:: Records for processing ::

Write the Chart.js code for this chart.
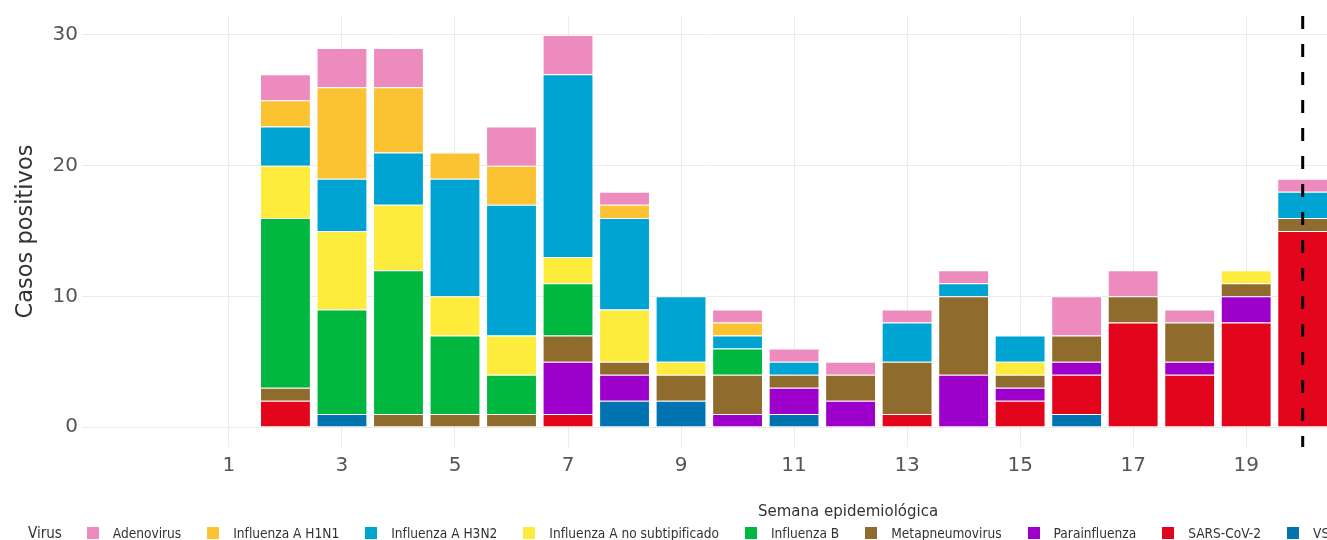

:::
:: Records for processing ::

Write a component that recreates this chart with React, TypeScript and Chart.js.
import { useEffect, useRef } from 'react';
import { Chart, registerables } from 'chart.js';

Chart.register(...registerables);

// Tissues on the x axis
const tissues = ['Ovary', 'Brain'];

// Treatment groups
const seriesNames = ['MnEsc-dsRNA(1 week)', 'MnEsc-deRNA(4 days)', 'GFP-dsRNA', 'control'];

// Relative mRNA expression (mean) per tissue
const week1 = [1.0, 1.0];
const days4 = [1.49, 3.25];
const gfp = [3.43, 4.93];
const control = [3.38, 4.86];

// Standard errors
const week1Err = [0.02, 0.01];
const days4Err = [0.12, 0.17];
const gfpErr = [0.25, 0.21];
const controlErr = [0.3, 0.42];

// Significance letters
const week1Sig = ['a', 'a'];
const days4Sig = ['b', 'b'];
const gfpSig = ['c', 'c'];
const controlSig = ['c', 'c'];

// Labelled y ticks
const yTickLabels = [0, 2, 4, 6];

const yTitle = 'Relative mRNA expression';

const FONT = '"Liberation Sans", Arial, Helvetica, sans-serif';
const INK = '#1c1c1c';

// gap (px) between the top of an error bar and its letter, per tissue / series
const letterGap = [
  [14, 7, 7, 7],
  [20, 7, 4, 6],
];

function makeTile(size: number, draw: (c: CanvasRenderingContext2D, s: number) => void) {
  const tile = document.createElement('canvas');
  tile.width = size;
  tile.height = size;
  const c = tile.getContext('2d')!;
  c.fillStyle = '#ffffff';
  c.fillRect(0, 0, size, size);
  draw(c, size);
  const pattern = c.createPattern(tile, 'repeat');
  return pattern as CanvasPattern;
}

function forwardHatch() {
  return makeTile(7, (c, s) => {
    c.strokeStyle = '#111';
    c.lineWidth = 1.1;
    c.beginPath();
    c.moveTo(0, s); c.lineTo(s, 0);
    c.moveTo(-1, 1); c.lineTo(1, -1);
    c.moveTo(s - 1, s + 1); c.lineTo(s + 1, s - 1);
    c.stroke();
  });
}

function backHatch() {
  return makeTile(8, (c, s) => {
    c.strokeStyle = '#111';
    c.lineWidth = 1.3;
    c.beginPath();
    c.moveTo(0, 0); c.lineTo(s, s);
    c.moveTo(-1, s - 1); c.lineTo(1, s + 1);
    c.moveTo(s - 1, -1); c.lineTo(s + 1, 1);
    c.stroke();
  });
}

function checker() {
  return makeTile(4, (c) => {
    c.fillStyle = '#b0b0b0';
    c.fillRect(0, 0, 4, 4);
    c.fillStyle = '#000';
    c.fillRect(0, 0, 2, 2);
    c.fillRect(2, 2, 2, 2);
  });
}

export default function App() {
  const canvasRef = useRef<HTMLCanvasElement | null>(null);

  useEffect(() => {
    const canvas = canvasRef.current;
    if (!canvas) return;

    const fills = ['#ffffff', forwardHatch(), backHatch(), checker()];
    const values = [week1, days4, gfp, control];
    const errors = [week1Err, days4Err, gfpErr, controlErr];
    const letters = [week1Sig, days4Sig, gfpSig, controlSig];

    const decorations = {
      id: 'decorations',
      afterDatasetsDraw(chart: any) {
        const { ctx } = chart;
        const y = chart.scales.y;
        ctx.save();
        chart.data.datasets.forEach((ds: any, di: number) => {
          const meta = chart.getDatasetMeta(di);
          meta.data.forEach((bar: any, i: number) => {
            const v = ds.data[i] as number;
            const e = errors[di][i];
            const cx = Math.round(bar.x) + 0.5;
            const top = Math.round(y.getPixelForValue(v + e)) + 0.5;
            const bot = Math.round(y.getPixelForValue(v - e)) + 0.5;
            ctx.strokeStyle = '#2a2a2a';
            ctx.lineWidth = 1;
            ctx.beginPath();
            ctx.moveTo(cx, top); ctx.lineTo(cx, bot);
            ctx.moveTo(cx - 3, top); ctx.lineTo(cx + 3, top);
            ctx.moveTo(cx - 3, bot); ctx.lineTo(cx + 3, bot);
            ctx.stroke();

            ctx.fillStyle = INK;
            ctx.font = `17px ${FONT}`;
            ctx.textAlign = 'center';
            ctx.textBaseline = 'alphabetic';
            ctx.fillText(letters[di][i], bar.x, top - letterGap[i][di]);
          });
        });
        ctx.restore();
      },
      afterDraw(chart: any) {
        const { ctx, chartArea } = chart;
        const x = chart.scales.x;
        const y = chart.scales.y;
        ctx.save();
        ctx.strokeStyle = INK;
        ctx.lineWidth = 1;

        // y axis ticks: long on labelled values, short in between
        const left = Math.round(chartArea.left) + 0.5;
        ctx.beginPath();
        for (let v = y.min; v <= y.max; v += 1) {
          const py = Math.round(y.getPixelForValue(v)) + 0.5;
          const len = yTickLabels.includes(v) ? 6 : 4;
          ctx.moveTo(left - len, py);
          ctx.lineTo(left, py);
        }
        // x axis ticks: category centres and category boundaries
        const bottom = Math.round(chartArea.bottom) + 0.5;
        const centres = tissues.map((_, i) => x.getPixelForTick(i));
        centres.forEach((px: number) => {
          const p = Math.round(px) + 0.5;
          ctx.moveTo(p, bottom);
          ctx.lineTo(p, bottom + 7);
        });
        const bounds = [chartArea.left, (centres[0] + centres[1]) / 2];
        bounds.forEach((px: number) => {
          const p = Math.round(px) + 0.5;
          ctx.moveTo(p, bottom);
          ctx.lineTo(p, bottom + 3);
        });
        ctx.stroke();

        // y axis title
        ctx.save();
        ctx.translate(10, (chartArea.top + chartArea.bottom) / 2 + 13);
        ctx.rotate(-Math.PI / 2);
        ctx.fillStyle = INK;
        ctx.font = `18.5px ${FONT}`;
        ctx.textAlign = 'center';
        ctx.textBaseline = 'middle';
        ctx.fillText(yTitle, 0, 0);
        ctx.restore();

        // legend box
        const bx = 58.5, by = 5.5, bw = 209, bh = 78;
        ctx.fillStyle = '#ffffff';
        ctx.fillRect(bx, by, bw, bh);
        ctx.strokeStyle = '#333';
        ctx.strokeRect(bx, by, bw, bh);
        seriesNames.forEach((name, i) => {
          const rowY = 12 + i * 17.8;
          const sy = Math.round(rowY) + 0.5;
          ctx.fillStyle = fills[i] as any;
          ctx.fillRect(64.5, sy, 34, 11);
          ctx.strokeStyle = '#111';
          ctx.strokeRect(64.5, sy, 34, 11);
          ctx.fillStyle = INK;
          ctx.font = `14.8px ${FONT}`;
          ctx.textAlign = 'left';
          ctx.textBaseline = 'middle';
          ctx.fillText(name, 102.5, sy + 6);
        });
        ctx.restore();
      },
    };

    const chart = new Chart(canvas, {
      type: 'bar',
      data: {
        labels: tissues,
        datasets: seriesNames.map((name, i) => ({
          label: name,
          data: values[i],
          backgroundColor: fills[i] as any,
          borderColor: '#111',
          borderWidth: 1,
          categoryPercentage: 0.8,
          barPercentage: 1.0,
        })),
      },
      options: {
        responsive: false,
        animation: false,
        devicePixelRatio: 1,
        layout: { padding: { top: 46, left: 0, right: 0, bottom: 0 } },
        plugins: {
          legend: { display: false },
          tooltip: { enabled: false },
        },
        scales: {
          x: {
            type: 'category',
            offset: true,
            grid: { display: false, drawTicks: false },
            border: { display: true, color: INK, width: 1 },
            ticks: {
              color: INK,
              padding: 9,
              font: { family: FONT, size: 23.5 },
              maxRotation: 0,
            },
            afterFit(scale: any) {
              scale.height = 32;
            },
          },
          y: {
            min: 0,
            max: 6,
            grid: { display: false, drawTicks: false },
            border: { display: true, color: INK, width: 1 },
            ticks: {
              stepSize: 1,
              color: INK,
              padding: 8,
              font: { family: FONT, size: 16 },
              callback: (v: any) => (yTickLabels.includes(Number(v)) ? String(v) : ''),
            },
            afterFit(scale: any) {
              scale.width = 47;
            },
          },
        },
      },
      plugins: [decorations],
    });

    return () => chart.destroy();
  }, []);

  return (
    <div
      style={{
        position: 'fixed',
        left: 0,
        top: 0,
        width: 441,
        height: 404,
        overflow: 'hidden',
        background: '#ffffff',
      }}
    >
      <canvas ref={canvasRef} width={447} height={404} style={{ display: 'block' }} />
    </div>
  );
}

:::

Exercise prompt ▸
Each line from the line containing "Write a component" through the line containing "const INK = '#1c1c1c';" is to be transcribed exactly, and no other line.

Right answer ▸
Write a component that recreates this chart with React, TypeScript and Chart.js.
import { useEffect, useRef } from 'react';
import { Chart, registerables } from 'chart.js';

Chart.register(...registerables);

// Tissues on the x axis
const tissues = ['Ovary', 'Brain'];

// Treatment groups
const seriesNames = ['MnEsc-dsRNA(1 week)', 'MnEsc-deRNA(4 days)', 'GFP-dsRNA', 'control'];

// Relative mRNA expression (mean) per tissue
const week1 = [1.0, 1.0];
const days4 = [1.49, 3.25];
const gfp = [3.43, 4.93];
const control = [3.38, 4.86];

// Standard errors
const week1Err = [0.02, 0.01];
const days4Err = [0.12, 0.17];
const gfpErr = [0.25, 0.21];
const controlErr = [0.3, 0.42];

// Significance letters
const week1Sig = ['a', 'a'];
const days4Sig = ['b', 'b'];
const gfpSig = ['c', 'c'];
const controlSig = ['c', 'c'];

// Labelled y ticks
const yTickLabels = [0, 2, 4, 6];

const yTitle = 'Relative mRNA expression';

const FONT = '"Liberation Sans", Arial, Helvetica, sans-serif';
const INK = '#1c1c1c';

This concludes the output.